The Monk in the Garden: The Lost and Found Genius of Gregor Mendel, the Father of Genetics
de Robin Marantz Henig

critiqué par Oburoni, le 27 novembre 2011
(Waltham Cross - 41 ans)


La note:  étoiles
Un moine, des petits pois et la naissance de la génétique
Gregor Mendel est l'un de ces inconnus célèbres de la science. Moine Augustin, l'homme était aussi un passionné de botanique dont les expériences sur des petits pois jetèrent les fondations de ce qui est devenu la génétique, "une révolution non seulement de la pensée biologique mais aussi de la pensée tout court".

Robin Marantz Henig, journaliste et auteur scientifique nous livre ici une biographie du sieur, sympathique et teinté d'humour, replaçant surtout le fameux moine dans le contexte de toute une époque, démarche importante pour comprendre les mythes forgés autour de sa personne et de ses découvertes.

Inconnu ? Ignoré ? Foutaises ! Gregor Mendel non seulement avait lu "L'Origine des Espèces" de Darwin (publié 6 ans avant qu'il ne rende ses propres travaux publics) mais, surtout, il avait envoyé une copie de ses recherches à une quarantaine de savants, dont Darwin lui-même ! Pourquoi, dès lors, faudra-t-il attendre les années 1930-40 et la théorie synthétique pour enfin voir les lois de Mendel associées à l'évolution par sélection naturelle ? Il semblerait que le pauvre Mendel, loin d’être un parfait inconnu perdu au fin fond d'un monastère dont le monde se contrecarre fut en fait victime de deux problèmes, assez idiots mais majeurs.

D'abord, s'il mit le doigt sur un mécanisme crucial pour comprendre l'hérédité il eut le plus grand mal à l'expliquer avec les moyens qu'il possédait. Comment voulez-vous qu'en 1865, sans la moindre idée de ce qu'est ne serait-ce qu'un chromosome il explique pourquoi génotype et phénotype -deux notions qui restent elles-mêmes a définir !- sont différents bien que liés ?!
Ensuite parce que cette difficulté à vraiment expliquer ce qu'il découvre, même s'il en a une vague compréhension qui témoigne de son incroyable perspicacité, rendit son hypothèse difficile à imposer face à d'autres, de la pangenèse au préformationnisme, alors beaucoup plus en vogue et populaires.

Toutes les découvertes qui le suivront (et le vocabulaire qui les accompagnera) découleront en fait d'une querelle majeure dans les années 1900 entre gradualistes et saltationnistes. William Bateson par exemple, saltationniste acharné sera de ceux qui s'accapareront Mendel, mort en 1884, lui conférant ainsi ce statut presque culte de génie oublié encore répandu aujourd'hui.

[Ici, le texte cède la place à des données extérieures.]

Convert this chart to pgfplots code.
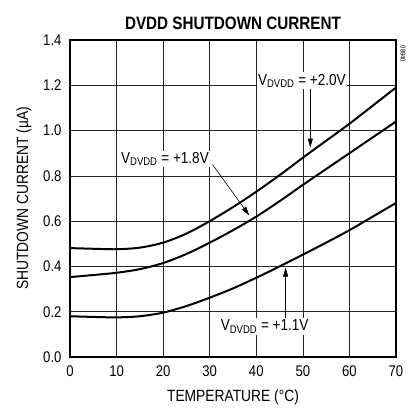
\documentclass[border=0pt]{standalone}
\usepackage{fontspec}
\setmainfont{Liberation Sans}[FakeStretch=0.85]
\usepackage{pgfplots}
\pgfplotsset{compat=1.18}
\usetikzlibrary{arrows.meta}
\begin{document}
\begin{tikzpicture}[x=1bp,y=1bp]
\useasboundingbox (-70,-54) rectangle (339,357);
\begin{axis}[
  at={(0,0)}, anchor=south west,
  scale only axis, width=326bp, height=317bp,
  xmin=0, xmax=70, ymin=0, ymax=1.4,
  xtick={0,10,...,70}, ytick={0,0.2,...,1.4},
  yticklabel style={/pgf/number format/fixed,/pgf/number format/fixed zerofill,/pgf/number format/precision=1, xshift=-5bp},
  /pgf/number format/assume math mode=true,
  tick label style={font=\fontsize{15.5}{17}\selectfont},
  label style={font=\fontsize{16.3}{18}\selectfont},
  title style={font=\fontsize{18}{20}\selectfont\bfseries, yshift=1bp},
  title={DVDD SHUTDOWN CURRENT},
  xlabel={TEMPERATURE (°C)},
  ylabel={SHUTDOWN CURRENT (µA)},
  grid=major, major grid style={black!85, line width=0.6pt},
  major tick length=0pt,
  axis line style={black, line width=2.2pt},
  xticklabel style={yshift=-5bp},
  xlabel style={yshift=-6bp},
  ylabel style={yshift=5bp},
  every axis plot/.append style={black, line width=2pt, no marks, smooth},
  clip=true,
]
\addplot[black] coordinates {(0,0.481) (5,0.478) (10,0.476) (15,0.483) (20,0.505) (25,0.545) (30,0.600) (35,0.662) (40,0.730) (45,0.803) (50,0.880) (55,0.955) (60,1.030) (65,1.110) (70,1.190)};
\addplot[black] coordinates {(0,0.353) (5,0.362) (10,0.372) (15,0.388) (20,0.415) (25,0.455) (30,0.505) (35,0.560) (40,0.620) (45,0.688) (50,0.760) (55,0.830) (60,0.900) (65,0.970) (70,1.040)};
\addplot[black] coordinates {(0,0.180) (5,0.177) (10,0.175) (15,0.180) (20,0.196) (25,0.225) (30,0.262) (35,0.303) (40,0.350) (45,0.400) (50,0.452) (55,0.505) (60,0.560) (65,0.620) (70,0.680)};
\draw[line width=0.6pt, -{Triangle[length=9bp,width=5bp]}] (axis cs:51.6,1.20) -- (axis cs:51.6,0.925);
\draw[line width=0.6pt, -{Triangle[length=9bp,width=5bp]}] (axis cs:30.6,0.85) -- (axis cs:38.5,0.625);
\draw[line width=0.6pt, -{Triangle[length=9bp,width=5bp]}] (axis cs:46.3,0.15) -- (axis cs:46.3,0.395);
\node[fill=white, inner sep=1.5bp, font=\fontsize{16}{18}\selectfont] at (axis cs:49.8,1.22) {V\textsubscript{DVDD} = +2.0V};
\node[fill=white, inner sep=1.5bp, font=\fontsize{16}{18}\selectfont] at (axis cs:20.4,0.875) {V\textsubscript{DVDD} = +1.8V};
\node[fill=white, inner sep=1.5bp, font=\fontsize{16}{18}\selectfont] at (axis cs:41.8,0.135) {V\textsubscript{DVDD} = +1.1V};
\end{axis}
\node[rotate=-90, font=\fontsize{7}{8}\selectfont, anchor=center] at (333,303) {08940};
\end{tikzpicture}
\end{document}
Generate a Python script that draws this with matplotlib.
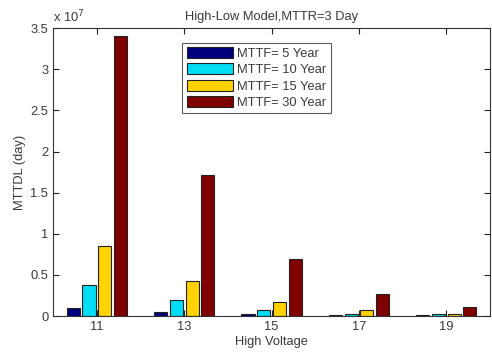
import numpy as np
import matplotlib
matplotlib.use("Agg")
import matplotlib.pyplot as plt
from matplotlib.ticker import FuncFormatter

plt.rcParams['font.family'] = ['Liberation Sans', 'DejaVu Sans']

# high voltage levels and MTTDL (days) for each MTTF setting
voltage = [11, 13, 15, 17, 19]
mttf_labels = ['MTTF= 5 Year', 'MTTF= 10 Year', 'MTTF= 15 Year', 'MTTF= 30 Year']
mttdl_5y = [0.10e7, 0.05e7, 0.02e7, 0.01e7, 0.01e7]
mttdl_10y = [0.38e7, 0.19e7, 0.08e7, 0.03e7, 0.02e7]
mttdl_15y = [0.85e7, 0.43e7, 0.17e7, 0.07e7, 0.03e7]
mttdl_30y = [3.40e7, 1.72e7, 0.69e7, 0.27e7, 0.115e7]

series = [mttdl_5y, mttdl_10y, mttdl_15y, mttdl_30y]
colors = ['#00007F', '#00DDF5', '#FFD200', '#7F0000']

fig = plt.figure(figsize=(4.92, 3.52), dpi=100)
ax = fig.add_axes([0.108, 0.102, 0.888, 0.818])

x = np.array(voltage, dtype=float)
offsets = [-0.54, -0.18, 0.18, 0.54]
width = 0.30
for vals, off, col, lab in zip(series, offsets, colors, mttf_labels):
    ax.bar(x + off, vals, width=width, color=col, edgecolor='#222222',
           linewidth=0.8, label=lab)

ax.set_xlim(10, 20)
ax.set_ylim(0, 3.5e7)
ax.set_xticks(voltage)
ax.set_yticks(np.arange(0, 3.51e7, 0.5e7))
ax.yaxis.set_major_formatter(FuncFormatter(lambda v, p: '%g' % (v / 1e7)))
ax.tick_params(direction='in', top=True, right=True, length=4,
               labelsize=9.3, colors='#222222', labelcolor='#3a3a3a')
for s in ax.spines.values():
    s.set_color('#333333')
    s.set_linewidth(0.8)

ax.text(0.0, 1.01, r'x 10$^7$', transform=ax.transAxes, fontsize=9.3,
        color='#3a3a3a', ha='left', va='bottom')
ax.set_title('High-Low Model,MTTR=3 Day', fontsize=9.3, color='#3a3a3a', pad=6)
ax.set_xlabel('High Voltage', fontsize=9.3, color='#3a3a3a', labelpad=2)
ax.set_ylabel('MTTDL (day)', fontsize=9.3, color='#3a3a3a', labelpad=3)

leg = ax.legend(loc='upper left', bbox_to_anchor=(0.295, 0.95), fontsize=9.3,
                frameon=True, fancybox=False, handlelength=3.6, handleheight=0.95,
                handletextpad=0.3, labelspacing=0.25, borderpad=0.35,
                borderaxespad=0.0)
leg.get_frame().set_edgecolor('#333333')
leg.get_frame().set_linewidth(0.8)
for t in leg.get_texts():
    t.set_color('#3a3a3a')

fig.savefig('out.png', dpi=100)
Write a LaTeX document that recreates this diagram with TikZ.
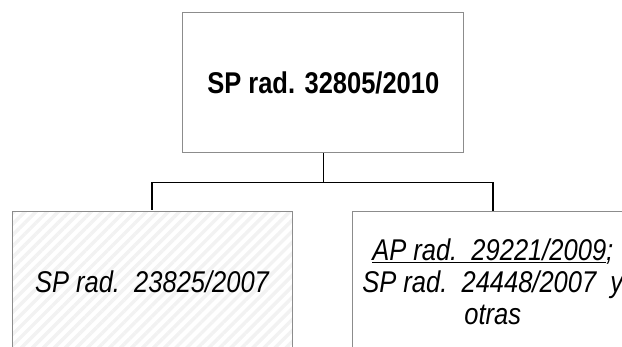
\documentclass[tikz,border=0pt]{standalone}
\usepackage{fontspec}
\setmainfont{Liberation Sans}[FakeStretch=0.85]
\usetikzlibrary{patterns.meta}
\begin{document}
\begin{tikzpicture}[x=1pt,y=-1pt,
  box/.style={draw=black!45,line width=1pt,minimum width=281pt,minimum height=140pt,
    inner sep=0pt,align=center,font=\fontsize{30}{31.7}\selectfont},
  conn/.style={line width=1.6pt,black}]
\useasboundingbox (0,0) rectangle (622,347);
\clip (0,0) rectangle (622,347);
\node[box,font=\fontsize{30}{31.7}\selectfont\bfseries] (top) at (323.3,83) {SP rad. 32805/2010};
\node[box,minimum width=280pt,
  pattern={Lines[angle=45,distance=7.8pt,line width=3.5pt]},pattern color=black!5]
  (left) at (152,281.7) {\itshape SP rad.\ \ 23825/2007};
\node[box] (right) at (492.8,281.7)
  {\itshape \underline{AP rad.\ \ 29221/2009};\\
   \itshape SP rad.\ \ 24448/2007\ \ y\\
   \itshape otras};
\coordinate (j) at (323.3,182.7);
\draw[conn] (top.south) -- (j);
\draw[conn] (left.north) |- (j) -| (right.north);
\end{tikzpicture}
\end{document}
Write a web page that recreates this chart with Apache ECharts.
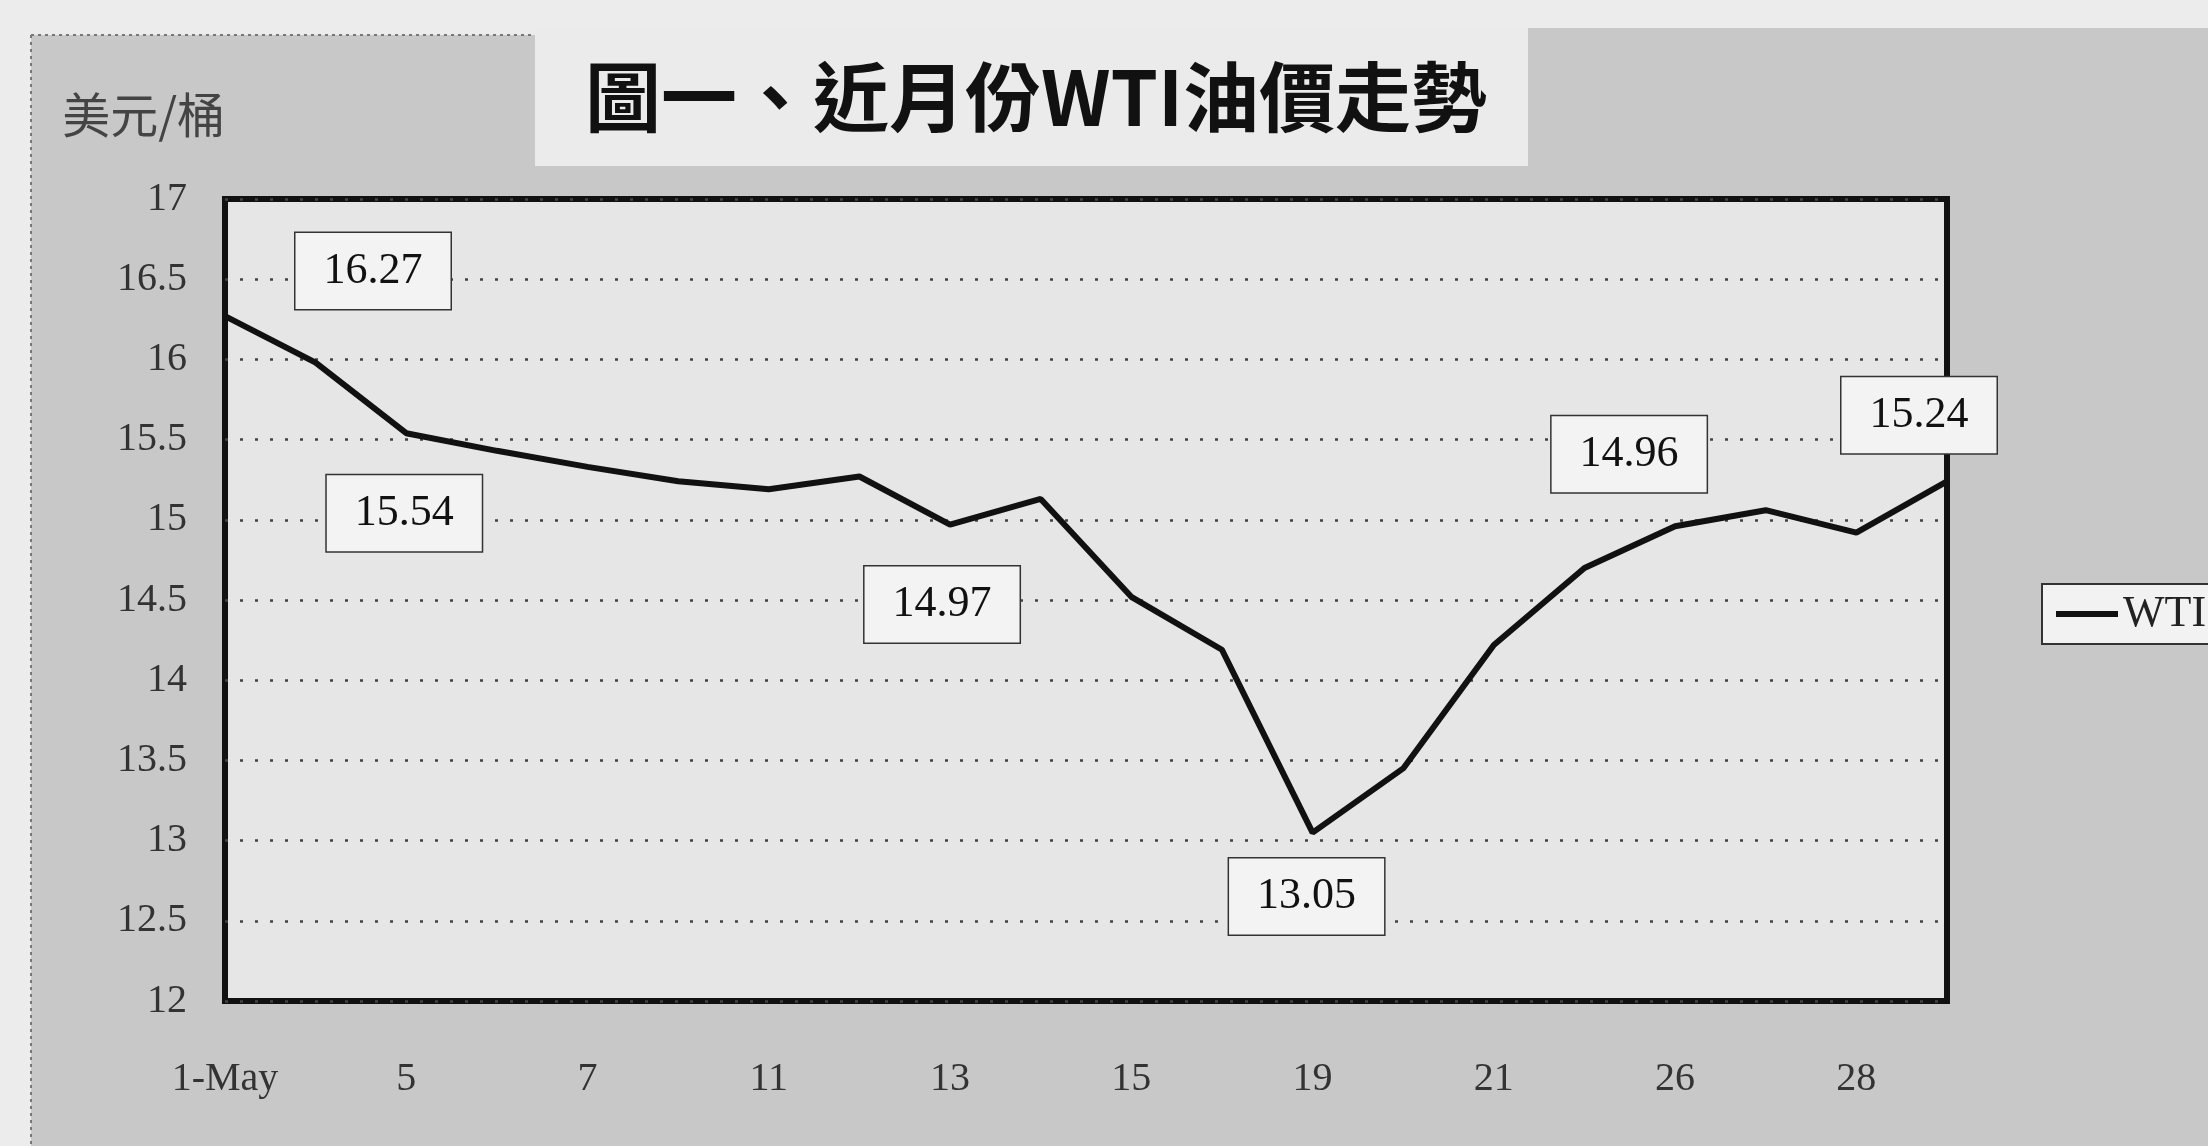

Si cette histoire chahutée de la naissance de la génétique ravira les passionnés de biologie, il serait pourtant simpliste de réduire ce livre uniquement à de la science. Le tout reflète aussi une formidable histoire humaine qui n'est pas sans faire sourire.

Il y a en effet quelque chose de touchant à penser à cet excentrique, moine expérimentant d'abord avec des souris puis, devant les problèmes pratiques et l'indignation de son évêque, se plonger dans la culture de plusieurs centaines de milliers de petits pois qu'il croise et recroise sur plusieurs générations avec une obsession, un dévouement qui le tiendra occupé pendant près de 6 ans. Excusant jusqu’à ses failles, sa médiocrité diront certains (prêtre raté, professeur raté) Robin Marantz Henig délivre un sujet des tours d'ivoire où trop souvent on enferme la science pour lui donner un côté à la fois chaleureux et poignant.

Le tout est non seulement instructif, mais aussi humainement fascinant.

(A noter que "The monk in the garden" est une édition américaine. Edité dans d'autres pays il circule aussi sous le titre "A monk and two peas").